The fears of a 70-30 split in favour of an Indian audience had led the Australian captain to send out a tweet to the home audience: ""I call on all Australian cricket lovers to paint the SCG gold. We need your support. #goldout." Steven Smith, next in line to be Australia's captain, chipped in, "let's fill the place with gold."
Two hours before the game, the only spectators milling around the ground who could be seen - and of course heard - were Indians in their blue T-shirts. Two Australians dressed in team colours replied to greetings from volunteers with a laugh, "we're the only two going to be in there."
Not really. The crowd split was close to 50-50 between Indian fans and Australian fans. At best it could have been 55-45 India-Australia.
The main point of distinction was the fact that almost every Indian fan was wearing blue and in the battle of the flags, the tricolor was winning. As the match ran its course, though, the sound of fans on both sides began to make itself heard. Matching the Indian fans cheering every fielding stop or well crafted over was the steady drumbeat of applause at every Australian four. India's "jeetega bhai jeetega" (we will win, brother, we will win) was met by "Cmon, Aussie, cmon".
The fears of a mysterious detachment of Australian fans from a World Cup they were themselves hosting arose when the quarter-final between Australia and Pakistan pulled in 35,516 but left many visible empty seats in the 50,000-capacity ground. When a news report two days before the SCG quarter final quoted organisers as saying 70% of the stands would be filled by Indian fans who had snatched up the tickets, the dread would have passed onto Australia's cricket establishment.
This sudden, ominous lack of Australian interest could have arisen from two quarters: the advent of the footy/rugby season was well under way, the summertime for paying attention to cricket had passed. Then there was the matter of an Australian trait - of paying attention to any major sporting events only a week or so before the main event. Several Indian generations brought up on the dreaded fear of 'waiting lists' - whether for telephone connections and flights in the past or train journeys and new models of cars even today - make a beeline for tickets they care about the instant they are available. In this case, the moment the quarter-final line-up became known, those Indians who wanted to turn up made all their bookings.

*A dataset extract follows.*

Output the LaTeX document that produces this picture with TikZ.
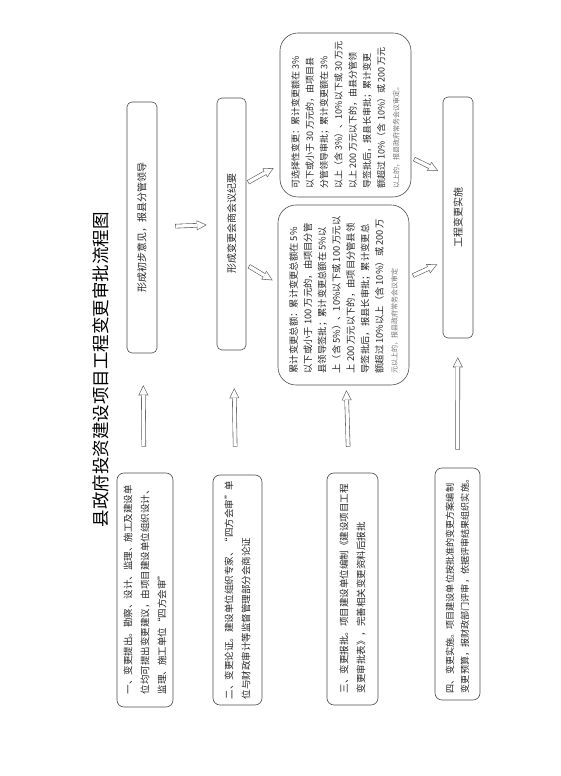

The Australian team need not have feared, their fans came. In healthy, raucous and supportive numbers. Without as many flags or team jerseys as the Indian fans, but they were there. As Mitchell Johnson cleaned out 49 off the last four overs, the Australian cheering grew louder, and the Indians spent the evening listening to music and dancing instead.
MS Dhoni raised the pulse of the Indian fans briefly, hitting two consecutive sixes off Watson, but once he was run out by one of two dead-eye direct hits, their energy leached out. In the blink of an eye, they began leaving the ground, and by time the Australians cleaned up the last three wickets, all that was left to be seen were healthy clusters of yellow shirts and green chairs.